I have spoken with a few dealers who told me their automaker partners are encouraging dealers to look to service to help make up any profits lost by a lack of new inventory, including implementing a BDC.

Record-high transaction prices and a scarcity of new models stemming from the global microchip shortage are leading more customers to hold onto older vehicles or shop the used-auto lots. Fewer (albeit profitable) new-car sales and a glut of older cars on the roads make the service department more important than ever before as a source of revenue.

However, few service advisers have the sales skills or time to do consistent outbound business development. Most are scrambling to simply pick up inbound calls. That leaves hundreds or even thousands of outbound call opportunities going to waste.

That’s where a dedicated service BDC comes in. The ideal setup is to have a BDC manager oversee one or two agents — depending on budget and growth goals. The BDC should handle inbound customer calls for things such as service appointments and should initiate calls, emails and text messages to drum up business from customers who, for instance, declined recommended service on their last visit.

To be sure, implementing a service BDC requires some time and cost to get up and running. Hiring is the first step. I recommend casting a wide net for a manager and agents who demonstrate self-motivation, integrity, adaptability and persistence. Don’t constrain your search process to only those who have automotive industry knowledge. That can be taught. It’s more important to hire for intrinsic personality traits that can be reinforced with a competitive hiring package and clear bonus structure.

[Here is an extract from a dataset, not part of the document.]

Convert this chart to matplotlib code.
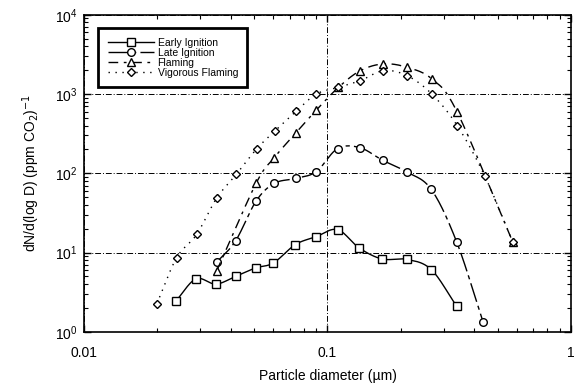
import numpy as np
import matplotlib; matplotlib.use("Agg")
import matplotlib.pyplot as plt

plt.rcParams["font.family"] = ["Liberation Sans", "DejaVu Sans"]

# Size distributions (diameter in um, dN/dlogD per ppm CO2)
early_d = [0.0239, 0.0288, 0.0348, 0.0419, 0.0507, 0.060, 0.0738, 0.0896,
           0.110, 0.1346, 0.1676, 0.212, 0.267, 0.340]
early_n = [2.47, 4.65, 4.0, 5.0, 6.4, 7.4, 12.6, 15.8, 19.5, 11.5, 8.3, 8.2, 6.1, 2.09]

late_d = [0.035, 0.0419, 0.0509, 0.0605, 0.0744, 0.090, 0.110, 0.1357,
          0.1686, 0.2118, 0.267, 0.340, 0.436]
late_n = [7.5, 14.0, 44.6, 74.7, 86.4, 105, 205, 211, 146, 104, 62.7, 13.5, 1.33]

flam_d = [0.035, 0.0509, 0.0605, 0.0744, 0.090, 0.111, 0.1365, 0.1697,
          0.2118, 0.2685, 0.3417, 0.578]
flam_n = [5.8, 74.7, 158, 327, 627, 1216, 1973, 2399, 2178, 1549, 587, 13.5]

vig_d = [0.0199, 0.0240, 0.029, 0.035, 0.0422, 0.0513, 0.0609, 0.0743, 0.090,
         0.111, 0.1365, 0.1697, 0.2125, 0.2685, 0.3418, 0.443, 0.578]
vig_n = [2.26, 8.6, 16.9, 48.3, 97, 205, 343, 604, 1000, 1216, 1473, 1973,
         1706, 1000, 397, 92.5, 13.5]

labels = ["Early Ignition", "Late Ignition", "Flaming", "Vigorous Flaming"]


def smooth(x, y, n=24):
    # Catmull-Rom through the points in log-log space
    lx, ly = np.log10(x), np.log10(y)
    px = np.concatenate([[2 * lx[0] - lx[1]], lx, [2 * lx[-1] - lx[-2]]])
    py = np.concatenate([[2 * ly[0] - ly[1]], ly, [2 * ly[-1] - ly[-2]]])
    t = np.linspace(0, 1, n)[:, None]
    xs, ys = [], []
    for i in range(1, len(px) - 2):
        for p, out in ((px, xs), (py, ys)):
            p0, p1, p2, p3 = p[i - 1], p[i], p[i + 1], p[i + 2]
            seg = 0.5 * (2 * p1 + (-p0 + p2) * t + (2 * p0 - 5 * p1 + 4 * p2 - p3) * t ** 2
                         + (-p0 + 3 * p1 - 3 * p2 + p3) * t ** 3)
            out.append(seg.ravel())
    return 10 ** np.concatenate(xs), 10 ** np.concatenate(ys)


fig = plt.figure(figsize=(5.76, 3.89), dpi=100)
ax = fig.add_axes([0.146, 0.147, 0.845, 0.815])

series = [
    (early_d, early_n, "-", "s", 5.5),
    (late_d, late_n, (0, (14, 3, 3, 3)), "o", 5.5),
    (flam_d, flam_n, (0, (7, 4, 2, 4)), "^", 5.5),
    (vig_d, vig_n, (0, (1, 4)), "D", 4.0),
]
for (d, n, ls, mk, ms), lbl in zip(series, labels):
    sx, sy = smooth(d, n)
    ax.plot(sx, sy, color="black", lw=1.0, ls=ls)
    ax.plot(d, n, ls="none", marker=mk, ms=ms, mfc="white", mec="black", mew=1.0)
    ax.plot([], [], color="black", lw=1.0, ls=ls, marker=mk, ms=ms,
            mfc="white", mec="black", mew=1.0, label=lbl)

ax.set_xscale("log")
ax.set_yscale("log")
ax.set_xlim(0.01, 1)
ax.set_ylim(1, 1e4)
ax.set_xticks([0.01, 0.1, 1])
ax.set_xticklabels(["0.01", "0.1", "1"])
ax.grid(True, which="major", color="black", lw=0.7, ls=(0, (6, 2, 1, 2)))
ax.tick_params(which="both", direction="in", top=True, right=True, labelsize=10)
ax.tick_params(which="major", length=5, width=1)
ax.tick_params(which="minor", length=3, width=0.8)
ax.tick_params(axis="x", which="major", pad=10)
ax.tick_params(axis="y", which="major", pad=5)
for s in ax.spines.values():
    s.set_linewidth(1.2)

ax.set_xlabel("Particle diameter (\u00b5m)", fontsize=10, labelpad=7)
ax.set_ylabel("dN/d(log D) (ppm CO$_2$)$^{-1}$", fontsize=10, labelpad=9)

leg = ax.legend(loc="upper left", bbox_to_anchor=(0.029, 0.957), fontsize=7.5,
                frameon=True, fancybox=False, edgecolor="black", framealpha=1,
                handlelength=4.5, borderpad=0.9, labelspacing=0.0, handletextpad=0.3,
                borderaxespad=0)
leg.get_frame().set_linewidth(2.0)

fig.savefig("out.png", dpi=100)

Second, you have to provide tools that structure the process and allow you to measure results. Over the last decade, a wealth of call center software arrived to help streamline workflow and raise productivity. In my book, good BDC software will deliver four metrics that matter: agent effective rate, agent productivity rate, call connection reports (including the calls that did not get made) and campaign conversion rate.

Communicating with your service customers should be easy. And it can be with the right people, process and software platform.

The trend of older vehicles on the road needing service, coupled with potentially low inventory levels of 2021 models, makes the service department more important than ever as a primary source of revenue. Service advisers are not equipped to prioritize business development. A service BDC is a necessary change that will be a blessing in disguise.